Lastly, Mr. Kazin praises editor Ira Berlin’s “excellent introduction to the present collection.” Perhaps Mr. Kazin could not be expected to know that Mr. Berlin’s introduction violated the normal canons of historical scholarship in recording only one view of a complex reality. Mr. Berlin did not consult the sources. Had he done so, he could not honestly have written as he did of Eugene D. Genovese’s appointment to the chairmanship of the History Department at the University of Rochester. In Mr. Berlin’s account, Genovese accepted the appointment from the hands of the administration and at the expense of progressive colleagues, notably Gutman, who had previously risked their own positions to get a simple professorial appointment for Mr. Genovese. Then, according to Mr. Berlin, “having gained power, Genovese was determined to use it.” And, according to Mr. Berlin, “Genovese’s methods soon alienated his allies, Gutman among them.”
Gutman, Mr. Berlin allows, “came to see himself in a personal contest with Genovese.” On what grounds, then, could Mr. Berlin possibly justify using Gutman and a few of his closest associates as the only source for his account of the events? Since, in his own opinion, Gutman interpreted his differences with Genovese as a personal contest, should not Mr. Berlin have consulted impartial sources who had been at Rochester at the time? Apparently it did not occur to him to consult Genovese or members of the Rochester administration and a broad range of faculty members. Should he not have asked to see the available documents? Such would have been normal historical methods. But Mr. Berlin did not.
Mr. Berlin took seriously Gutman’s personal animosity to Genovese since he credits it with having influenced much of Gutman’s subsequent work. In effect, he credits Gutman’s view that he, Gutman, was writing the history of the real lives and feelings of working people, especially black people, in direct opposition to Genovese’s preoccupation with abstract ideas and power. Presumably those who have read Roll, Jordan, Roll can recognize that distortion for themselves. Certainly, most people—serious historians and informed general readers alike—know that power has precisely to do with the lives and feelings of working people. Why, otherwise, would its abuses be the stuff of tragedy and injustice? But most people, including Mr. Kazin, cannot be expected to know what really happened at Rochester.

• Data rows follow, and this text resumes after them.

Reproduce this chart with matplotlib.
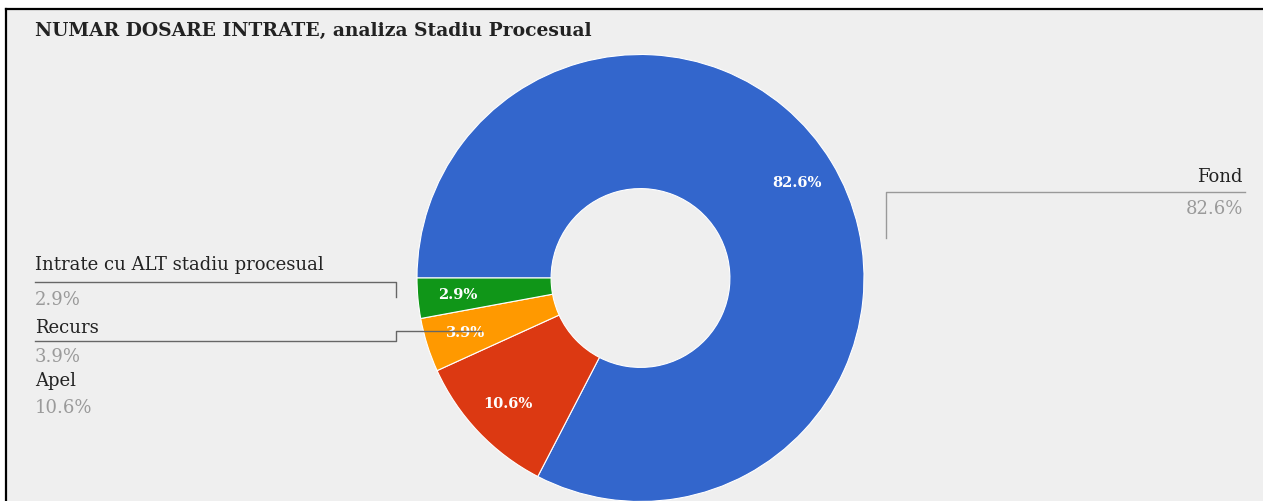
import matplotlib
matplotlib.use("Agg")
import matplotlib.pyplot as plt
from matplotlib.patches import Rectangle

# ── Data ──────────────────────────────────────────────────────────────────────
stages = ["Fond", "Apel", "Recurs", "Intrate cu ALT stadiu procesual"]
shares = [82.6, 10.6, 3.9, 2.9]
colors = ["#3366cc", "#dc3912", "#ff9900", "#109618"]
title = "NUMAR DOSARE INTRATE, analiza Stadiu Procesual"

W, H = 1263, 501
FONT = "DejaVu Serif"

fig = plt.figure(figsize=(W / 100, H / 100), dpi=100)
fig.patch.set_facecolor("white")

# ── Background panel (pixel coordinates) ─────────────────────────────────────
bg = fig.add_axes([0, 0, 1, 1], zorder=0)
bg.set_xlim(0, W)
bg.set_ylim(H, 0)
bg.axis("off")
bg.add_patch(Rectangle((6, 9), W, H, facecolor="#efefef", edgecolor="none"))
bg.plot([6, W], [9, 9], color="black", lw=1.6)
bg.plot([6, 6], [9, H], color="black", lw=1.6)

# ── Donut ─────────────────────────────────────────────────────────────────────
CX, CY, R = 640.5, 278, 223.5
pa = fig.add_axes([(CX - R) / W, (H - CY - R) / H, 2 * R / W, 2 * R / H], zorder=1)
wedges, _, pcts = pa.pie(
    shares, colors=colors, startangle=180, counterclock=False, radius=1,
    autopct="%.1f%%", pctdistance=0.82,
    wedgeprops=dict(width=0.6, edgecolor="white", linewidth=0.8),
    textprops=dict(color="white", fontsize=10.5, fontweight="bold", family=FONT),
)
pa.set_xlim(-1, 1)
pa.set_ylim(-1, 1)
pa.axis("off")

# ── Labels & leader lines ────────────────────────────────────────────────────
an = fig.add_axes([0, 0, 1, 1], zorder=2)
an.set_xlim(0, W)
an.set_ylim(H, 0)
an.axis("off")
an.patch.set_alpha(0)

an.text(35, 31, title, fontsize=13.5, fontweight="bold", family=FONT,
        color="#222222", ha="left", va="center")

lc = "#666666"
lab = dict(fontsize=13, family=FONT, color="#222222", va="center")
sub = dict(fontsize=13, family=FONT, color="#9a9a9a", va="center")

# Fond (right)
an.text(1243, 177, stages[0], ha="right", **lab)
an.text(1243, 209, f"{shares[0]:.1f}%", ha="right", **sub)
an.plot([1245, 886, 886], [192, 192, 238], color="#999999", lw=1)

# Intrate cu ALT stadiu procesual
an.text(35, 265, stages[3], ha="left", **lab)
an.text(35, 300, f"{shares[3]:.1f}%", ha="left", **sub)
an.plot([35, 396, 396], [282, 282, 297], color=lc, lw=1)

# Recurs
an.text(35, 328, stages[2], ha="left", **lab)
an.text(35, 357, f"{shares[2]:.1f}%", ha="left", **sub)
an.plot([35, 396, 396, 481], [341, 341, 331, 331], color=lc, lw=1)

# Apel
an.text(35, 381, stages[1], ha="left", **lab)
an.text(35, 408, f"{shares[1]:.1f}%", ha="left", **sub)

fig.savefig("out.png", dpi=100, facecolor="white")
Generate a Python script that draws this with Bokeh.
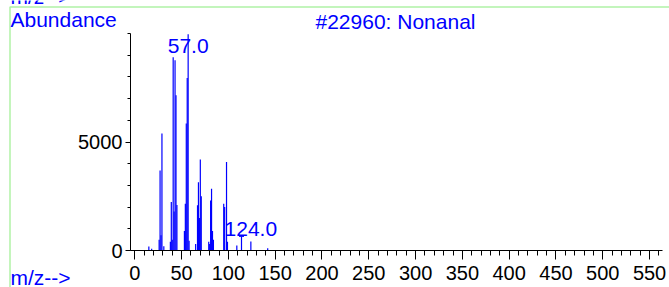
from bokeh.plotting import figure
from bokeh.models import Range1d, FixedTicker, Label, ColumnDataSource, BoxAnnotation
from bokeh.embed import file_html
from bokeh.resources import INLINE

# ---- data ----
mz = [15, 18, 26, 27, 28, 29, 31, 38, 39, 40, 41, 42, 43, 44, 45,
      53, 54, 55, 56, 57, 58, 65, 67, 68, 69, 70, 71, 79, 80, 81, 82, 83, 84,
      95, 96, 98, 99, 109, 114, 124, 142]
abundance = [180, 80, 500, 3690, 700, 5390, 200, 400, 2230, 500, 8900, 1800, 8770, 7160, 2100,
             900, 2150, 5850, 7950, 9970, 450, 300, 2080, 3150, 1500, 4190, 2500, 400, 300, 2300, 2850, 900, 500,
             2150, 2000, 4080, 400, 230, 650, 415, 100]
label_mz = [57, 124]
marker_mz = 114
x_ticks = list(range(0, 551, 50))
x_minor = list(range(0, 561, 10))
y_ticks = [0, 5000]
y_minor = list(range(0, 10001, 1000))
title_text = "#22960: Nonanal"
y_label = "Abundance"
x_label = "m/z-->"

BLUE = "#0000ff"
GREEN = "#b0f2a6"
FONT = "Liberation Sans"

X_AXIS_BOUNDS = (-4.6, 563.8)
Y_AXIS_BOUNDS = (0, 10000)

p = figure(width=669, height=287, output_backend="svg", toolbar_location=None,
           x_range=Range1d(-143.5, 571.3), y_range=Range1d(-1705, 11521),
           min_border=0, min_border_left=0, min_border_right=0,
           min_border_top=0, min_border_bottom=0)
p.title.visible = False
p.outline_line_color = None
p.xgrid.visible = False
p.ygrid.visible = False
p.background_fill_color = "white"
p.border_fill_color = "white"

# pale green frame of the original window (top and left edges)
p.add_layout(BoxAnnotation(left=9.5, right=700, top=280.5, bottom=-20,
                           left_units="screen", right_units="screen",
                           top_units="screen", bottom_units="screen",
                           fill_alpha=0, line_color=GREEN, line_alpha=1.0, line_width=1.5))

src = ColumnDataSource(dict(mz=mz, ab=abundance, base=[0] * len(mz)))
p.segment(x0="mz", y0="base", x1="mz", y1="ab", source=src, line_color=BLUE, line_width=1.2)

mi = mz.index(marker_mz)
p.scatter(x=[mz[mi]], y=[abundance[mi]], marker="dash", size=5, line_color=BLUE, line_width=1)

offsets = {57: -11.5, 124: 12.5}
for m in label_mz:
    p.add_layout(Label(x=m, y=abundance[mz.index(m)], text=f"{m:.1f}", text_align="center",
                       y_offset=offsets[m], text_color=BLUE, text_font=FONT,
                       text_font_size="21px", text_baseline="alphabetic"))

for axis in (p.xaxis[0], p.yaxis[0]):
    axis.axis_line_color = "black"
    axis.major_tick_line_color = "black"
    axis.minor_tick_line_color = "black"
    axis.major_label_text_font = FONT
    axis.major_label_text_font_size = "20px"
    axis.major_label_text_color = "black"
    axis.major_tick_in = 0
    axis.minor_tick_in = 0

p.xaxis.ticker = FixedTicker(ticks=x_ticks, minor_ticks=x_minor)
p.xaxis.bounds = X_AXIS_BOUNDS
p.xaxis.fixed_location = Y_AXIS_BOUNDS[0]
p.xaxis.major_tick_out = 9
p.xaxis.minor_tick_out = 5
p.xaxis.major_label_standoff = 6

p.yaxis.ticker = FixedTicker(ticks=y_ticks, minor_ticks=y_minor)
p.yaxis.bounds = Y_AXIS_BOUNDS
p.yaxis.fixed_location = X_AXIS_BOUNDS[0]
p.yaxis.major_tick_out = 5
p.yaxis.minor_tick_out = 3
p.yaxis.major_label_standoff = 3

# texts positioned in screen units (frame covers the whole canvas)
for txt, x, y in [(x_label, 10, 291.5), (y_label, 10, 268.5), (title_text, 315, 266),
                  (x_label, 10, 10.5)]:
    p.add_layout(Label(x=x, y=y, x_units="screen", y_units="screen", text=txt,
                       text_color=BLUE, text_font=FONT, text_font_size="21px",
                       text_baseline="alphabetic"))

open("out.html", "w").write(file_html(p, INLINE))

In uncritically accepting Gutman’s interpretation of his personal contest with Genovese, Mr. Berlin has endorsed Gutman’s personal view of Genovese. Worse, they have legitimized it as fact. So much for the lives of real people and the abuses of power.
University of Massachusetts
Clinton, New York
John Womack, Jr.
In a short review of the work of Herbert Gutman, I could hardly offer “a full or careful assessment” of the work of two other distinguished scholars. But deep-seated academic hostilities, like other types of vendettas, have a way of outliving the original protagonists, and my two critical comments on the writings of the Genoveses seem to have been perceived as a salvo in an ongoing conflict I had no intention of joining.
So let me clarify my own views on the matter. First, I have great respect for the theoretical contributions of the historians Genovese. Together, this formidable couple has convinced many scholars to view the history of capitalism and of slavery through their finely ground lens of Gramscian Marxism. Moreover, as a nonspecialist, I consider Roll, Jordan, Roll to be the best book ever written on slavery in the United States—which is why I described its author as “the leading historian” of the subject.
However, in their contempt for “bourgeois” studies that, in their opinion, do not take the ideology of southern slaveholders seriously, the Genoveses do occasionally slip into an erudite form of idealization. For example, in the first edition of The World the Slaveholders Made, Eugene Genovese wrote that antebellum planters may have been prejudiced, unsystematic thinkers but
they did nonetheless stand for a world different from our own that is worthy of our sympathetic attention. The questions they asked are still with us; the inhumanity [of free market capitalism] they condemned must still be condemned; and the values for which they fought still have something to offer.
Both Genoveses expand on this theme in their collection of essays, The Fruits of Merchant Capital (1983). Elizabeth Fox-Genovese makes an analogy between the slave’s “respect” for his master’s power and the respect a Catholic layman accords his priest because of his “office and its magic.” Her husband writes that “as a class, the southern slaveholders had their own extraordinary virtues as well as vices” and comments that civil liberties in the slave states (for whites) “might have been the envy of the people of much of Europe, a degree of freedom unheard-of in the rest of the world.”
There is, of course, some truth to these observations. Slaveholders, like all historical actors, must be understood in the context of their own society as well as in comparative terms. But Herbert Gutman—who gave too little attention to the thought of ruling elites—was probably not wrong to claim that few slaves would have shared such a high opinion of their masters. And, as Frederick Douglass wrote (and Gutman quoted), “To understand, a man must stand under” (The Black Family in Slavery and Freedom, 1750–1925).
About the details of what occurred at Rochester, Ira Berlin, a very capable researcher, will have to answer for himself.